→ Problem:
Retype, with no alterations, every line between the one containing "Reproduce this chart with matplotlib." and the one containing "ax.set_axisbelow(True)", counting both of those lines too. Pictures are to be left out.

>>

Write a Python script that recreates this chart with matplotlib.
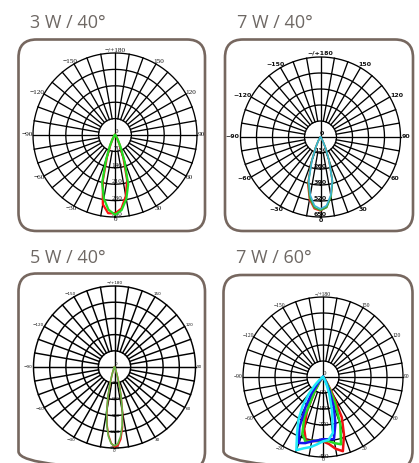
import numpy as np
import matplotlib
matplotlib.use("Agg")
import matplotlib.pyplot as plt
from matplotlib.patches import FancyBboxPatch

W, H = 419, 463

# ---------------- data ----------------
titles = ["3 W / 40°", "7 W / 40°", "5 W / 40°", "7 W / 60°"]

ang_label_deg = [0, 30, 60, 90, 120, 150, 180, -150, -120, -90, -60, -30]
ang_label_txt = ["0", "30", "60", "90", "120", "150", "\u2212/+180",
                 "\u2212150", "\u2212120", "\u221290", "\u221260", "\u221230"]

# radial ring labels (cd)
rings_p1 = [0, 70, 140, 210, 280, 350]
rings_p2 = [0, 130, 260, 390, 520, 650]
rings_p3 = [0, 300, 600, 900, 1200, 1500]
rings_p4 = [0, 90, 180, 270, 360, 450]

# angles in degrees (0 = downwards, positive = right side)
ang_a = [-60, -55, -50, -45, -40, -35, -30, -25, -20, -15, -10, -5, 0,
         5, 10, 15, 20, 25, 30, 35, 40, 45, 50, 55, 60]
ang_b = [-40, -37.5, -35, -32.5, -30, -27.5, -25, -22.5, -20, -17.5, -15, -12.5, -10,
         -7.5, -5, -2.5, 0, 2.5, 5, 7.5, 10, 12.5, 15, 17.5, 20, 22.5, 25, 27.5,
         30, 32.5, 35, 37.5, 40]

# 3 W / 40°
p1_red = [0, 1, 2, 4, 7, 11, 21, 46, 100, 200, 300, 335, 335, 315, 265, 200, 105, 48, 22, 12, 6, 4, 2, 1, 0]
p1_green = [0, 1, 2, 4, 7, 12, 24, 52, 112, 212, 275, 320, 340, 322, 278, 218, 118, 55, 25, 13, 7, 4, 2, 1, 0]

# 7 W / 40°
p2_red = [0, 0, 1, 2, 6, 15, 36, 94, 218, 398, 515, 585, 600, 572, 487, 372, 202, 88, 34, 13, 5, 2, 1, 0, 0]
p2_green = [0, 0, 1, 2, 6, 14, 35, 92, 212, 385, 502, 575, 596, 575, 494, 378, 208, 92, 36, 14, 6, 2, 1, 0, 0]
p2_cyan = [0, 0, 1, 2, 6, 14, 35, 90, 205, 370, 480, 560, 585, 560, 480, 370, 205, 90, 35, 14, 6, 2, 1, 0, 0]

# 5 W / 40°
p3_red = [0, 0, 1, 2, 5, 9, 18, 37, 80, 160, 315, 540, 820, 1070, 1270, 1410, 1480,
          1460, 1340, 1130, 860, 570, 340, 175, 88, 42, 20, 10, 5, 2, 1, 0, 0]
p3_green = [0, 0, 1, 2, 5, 10, 20, 40, 85, 170, 330, 560, 840, 1090, 1290, 1420, 1460,
            1420, 1290, 1090, 840, 560, 330, 170, 85, 40, 20, 10, 5, 2, 1, 0, 0]

# 7 W / 60°
p4_red = [0, 0, 0, 4, 12, 35, 92, 215, 310, 372, 365, 362, 362, 378, 410, 432, 345, 250, 95, 35, 12, 4, 0, 0, 0]
p4_green = [0, 0, 0, 4, 12, 35, 95, 250, 340, 378, 365, 360, 360, 362, 378, 392, 285, 160, 65, 25, 8, 3, 0, 0, 0]
p4_blue = [0, 0, 5, 15, 40, 110, 200, 315, 395, 385, 368, 358, 350, 352, 355, 270, 175, 85, 35, 12, 4, 0, 0, 0, 0]
p4_cyan = [3, 10, 30, 65, 125, 200, 275, 345, 438, 415, 400, 380, 362, 355, 320, 195, 105, 50, 20, 7, 0, 0, 0, 0, 0]

# ---------------- styling / layout ----------------
BOX_COLOR = "#76675f"
TITLE_COLOR = "#6e6864"

panels = [
    dict(title=titles[0], tx=30, ty=28, box=(18.5, 39.5, 186.5, 191.5),
         c=(115, 135, 82), rings=rings_p1, ang=ang_a,
         series=[(p1_red, "#ff1010"), (p1_green, "#22dd22")], lw=1.6,
         afont=dict(family="Liberation Serif", size=5.2, weight="normal"), acw=0.5, apad=0.2,
         rfont=dict(family="Liberation Serif", size=5.2, weight="normal"), rva="bottom", rdx=1.5, rdy=0.0,
         glw=0.95),
    dict(title=titles[1], tx=237, ty=28, box=(225, 39.5, 188, 191.5),
         c=(320.5, 137, 80), rings=rings_p2, ang=ang_a,
         series=[(p2_red, "#ee2a1a"), (p2_green, "#3aa83a"), (p2_cyan, "#3bb4d4")], lw=1.2,
         afont=dict(family="DejaVu Sans", size=4.5, weight="bold"), acw=0.68, apad=1.0,
         rfont=dict(family="DejaVu Sans", size=4.6, weight="bold"), rva="bottom", rdx=0.0, rdy=0.0,
         glw=0.95),
    dict(title=titles[2], tx=30, ty=263, box=(18.5, 273.5, 186.5, 196),
         c=(114.5, 367, 81), rings=rings_p3, ang=ang_b,
         series=[(p3_red, "#e8201a"), (p3_green, "#62b444")], lw=1.2,
         afont=dict(family="DejaVu Sans", size=3.0, weight="normal"), acw=0.64, apad=1.0,
         rfont=dict(family="DejaVu Sans", size=3.0, weight="normal"), rva="center", rdx=0.5, rdy=0.0,
         glw=1.05),
    dict(title=titles[3], tx=236, ty=263, box=(223.5, 275, 189, 194),
         c=(323, 377, 80), rings=rings_p4, ang=ang_a,
         series=[(p4_red, "#ee1111"), (p4_green, "#22dd22"), (p4_blue, "#1414ee"), (p4_cyan, "#1ee8f8")],
         lw=1.8,
         afont=dict(family="Liberation Serif", size=4.0, weight="normal"), acw=0.5, apad=0.6,
         rfont=dict(family="Liberation Serif", size=5.0, weight="normal"), rva="center", rdx=0.5, rdy=0.5,
         glw=0.95),
]

fig = plt.figure(figsize=(W / 100, H / 100), dpi=100)
fig.patch.set_facecolor("white")

# background axes in pixel coordinates for boxes and titles
bg = fig.add_axes([0, 0, 1, 1])
bg.set_xlim(0, W)
bg.set_ylim(H, 0)
bg.axis("off")

for p in panels:
    x, y, w, h = p["box"]
    bg.add_patch(FancyBboxPatch((x, y), w, h, boxstyle="round,pad=0,rounding_size=18",
                                fill=False, ec=BOX_COLOR, lw=1.9, clip_on=False))
    bg.text(p["tx"], p["ty"], p["title"], fontsize=13, family="Open Sans",
            color=TITLE_COLOR, va="baseline", ha="left")

for p in panels:
    cx, cy, R = p["c"]
    ax = fig.add_axes([(cx - R) / W, 1 - (cy + R) / H, 2 * R / W, 2 * R / H],
                      projection="polar")
    ax.set_theta_zero_location("S")
    ax.set_theta_direction(1)
    rings = p["rings"]
    step = rings[1]
    rmax = rings[-1]
    ax.set_rlim(0, rmax)
    ax.grid(False)
    ax.set_xticks([])
    ax.set_yticks([])
    ax.spines["polar"].set_visible(False)
    ax.patch.set_alpha(0)

    glw = p["glw"]
    th = np.linspace(0, 2 * np.pi, 721)
    for rv in rings[1:]:
        ax.plot(th, np.full_like(th, rv), color="black", lw=glw, clip_on=False, zorder=1)
    for a in range(0, 360, 10):
        t = np.deg2rad(a)
        r0 = 0 if a % 90 == 0 else step
        ax.plot([t, t], [r0, rmax], color="black", lw=glw, clip_on=False, zorder=1)

    # angular labels
    af = p["afont"]
    fs = af["size"]
    for a, txt in zip(ang_label_deg, ang_label_txt):
        t = np.deg2rad(a)
        wpt = len(txt) * p["acw"] * fs
        hpt = 0.72 * fs
        sx, sy = np.sin(t), -np.cos(t)
        off = (sx * (wpt / 2 + p["apad"]), sy * (hpt / 2 + p["apad"]))
        ax.annotate(txt, xy=(t, rmax), xytext=off, textcoords="offset points",
                    ha="center", va="center", fontsize=fs, family=af["family"],
                    fontweight=af["weight"], color="#111111", annotation_clip=False, zorder=2)

    # radial labels along the 0° axis
    rf = p["rfont"]
    for rv in rings:
        if rv == 0:
            ax.annotate("0", xy=(0, 0), xytext=(1.0, 0.8), textcoords="offset points",
                        ha="center", va="bottom", fontsize=rf["size"], family=rf["family"],
                        fontweight=rf["weight"], color="#111111", annotation_clip=False, zorder=2)
        else:
            ax.annotate(str(rv), xy=(0, rv), xytext=(p["rdx"], p["rdy"]), textcoords="offset points",
                        ha="center", va=p["rva"], fontsize=rf["size"], family=rf["family"],
                        fontweight=rf["weight"], color="#111111", annotation_clip=False, zorder=2)

    ang = np.deg2rad(np.array(p["ang"], dtype=float))
    for vals, col in p["series"]:
        ax.plot(ang, vals, color=col, lw=p["lw"], zorder=3, clip_on=False,
                solid_joinstyle="round")

fig.savefig("out.png", dpi=100, facecolor="white")
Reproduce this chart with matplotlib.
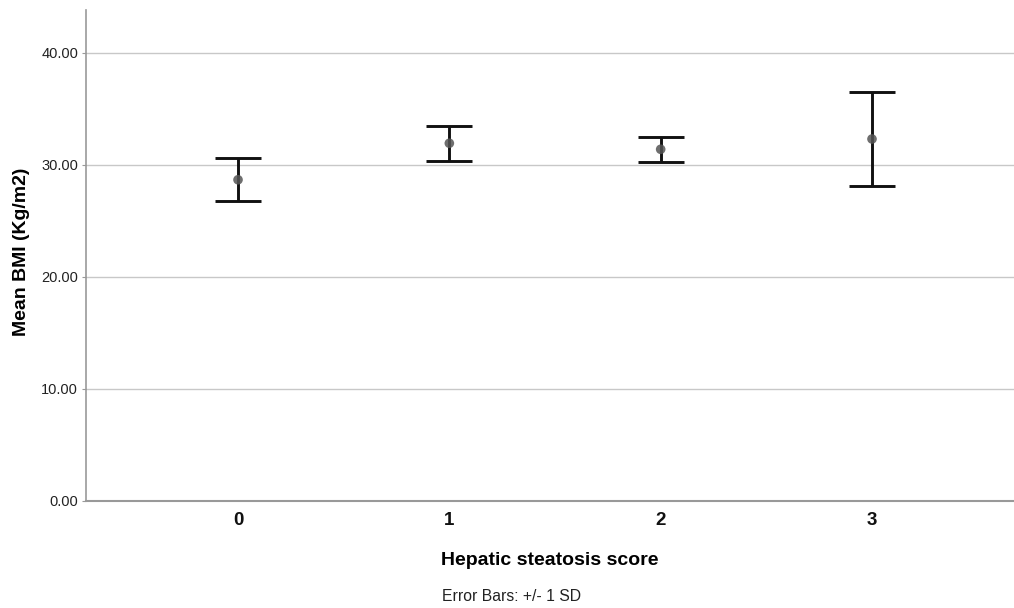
import matplotlib
matplotlib.use('Agg')
import matplotlib.pyplot as plt
import numpy as np

plt.rcParams['font.family'] = ['Liberation Sans', 'DejaVu Sans']

# Mean BMI per hepatic steatosis score, with +/- 1 SD
scores = ['0', '1', '2', '3']
mean_bmi = [28.64, 31.90, 31.36, 32.28]
upper = [30.60, 33.47, 32.48, 36.45]
lower = [26.74, 30.34, 30.22, 28.10]

x = np.arange(len(scores))
err_low = np.array(mean_bmi) - np.array(lower)
err_high = np.array(upper) - np.array(mean_bmi)

fig = plt.figure(figsize=(10.14, 6.08), dpi=100)
ax = fig.add_axes([0.0853, 0.1768, 0.9147, 0.8068])

ax.errorbar(x, mean_bmi, yerr=[err_low, err_high], fmt='none', ecolor='#111111',
            elinewidth=2.1, capsize=16.5, capthick=2.1, zorder=3)
ax.scatter(x, mean_bmi, s=48, color='#555555', alpha=0.85, zorder=4, edgecolors='none')

ax.set_xlim(-0.717, 3.672)
ax.set_ylim(0, 43.8)

ax.set_yticks([0, 10, 20, 30, 40])
ax.set_yticklabels([f'{v:.2f}' for v in [0, 10, 20, 30, 40]], fontsize=10.5, color='#222222')
ax.set_xticks(x)
ax.set_xticklabels(scores, fontsize=13.5, fontweight='bold', color='#111111')

ax.yaxis.grid(True, color='#c8c8c8', linewidth=1.0)
ax.set_axisbelow(True)

for side in ['top', 'right']:
    ax.spines[side].set_visible(False)
ax.spines['left'].set_color('#999999')
ax.spines['bottom'].set_color('#999999')
ax.spines['left'].set_linewidth(1.2)
ax.spines['bottom'].set_linewidth(1.5)

ax.tick_params(axis='x', length=0, pad=8)
ax.tick_params(axis='y', length=3, color='#999999', pad=3)

ax.set_xlabel('Hepatic steatosis score', fontsize=14, fontweight='bold', labelpad=17)
ax.set_ylabel('Mean BMI (Kg/m2)', fontsize=14, fontweight='bold')
ax.yaxis.set_label_coords(-0.061, 0.507)

fig.text(0.5045, 0.0115, 'Error Bars: +/- 1 SD', fontsize=11.3, ha='center', va='baseline', color='#222222')

fig.savefig('out.png', dpi=100)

<<

→ Answer to the problem:
Reproduce this chart with matplotlib.
import matplotlib
matplotlib.use('Agg')
import matplotlib.pyplot as plt
import numpy as np

plt.rcParams['font.family'] = ['Liberation Sans', 'DejaVu Sans']

# Mean BMI per hepatic steatosis score, with +/- 1 SD
scores = ['0', '1', '2', '3']
mean_bmi = [28.64, 31.90, 31.36, 32.28]
upper = [30.60, 33.47, 32.48, 36.45]
lower = [26.74, 30.34, 30.22, 28.10]

x = np.arange(len(scores))
err_low = np.array(mean_bmi) - np.array(lower)
err_high = np.array(upper) - np.array(mean_bmi)

fig = plt.figure(figsize=(10.14, 6.08), dpi=100)
ax = fig.add_axes([0.0853, 0.1768, 0.9147, 0.8068])

ax.errorbar(x, mean_bmi, yerr=[err_low, err_high], fmt='none', ecolor='#111111',
            elinewidth=2.1, capsize=16.5, capthick=2.1, zorder=3)
ax.scatter(x, mean_bmi, s=48, color='#555555', alpha=0.85, zorder=4, edgecolors='none')

ax.set_xlim(-0.717, 3.672)
ax.set_ylim(0, 43.8)

ax.set_yticks([0, 10, 20, 30, 40])
ax.set_yticklabels([f'{v:.2f}' for v in [0, 10, 20, 30, 40]], fontsize=10.5, color='#222222')
ax.set_xticks(x)
ax.set_xticklabels(scores, fontsize=13.5, fontweight='bold', color='#111111')

ax.yaxis.grid(True, color='#c8c8c8', linewidth=1.0)
ax.set_axisbelow(True)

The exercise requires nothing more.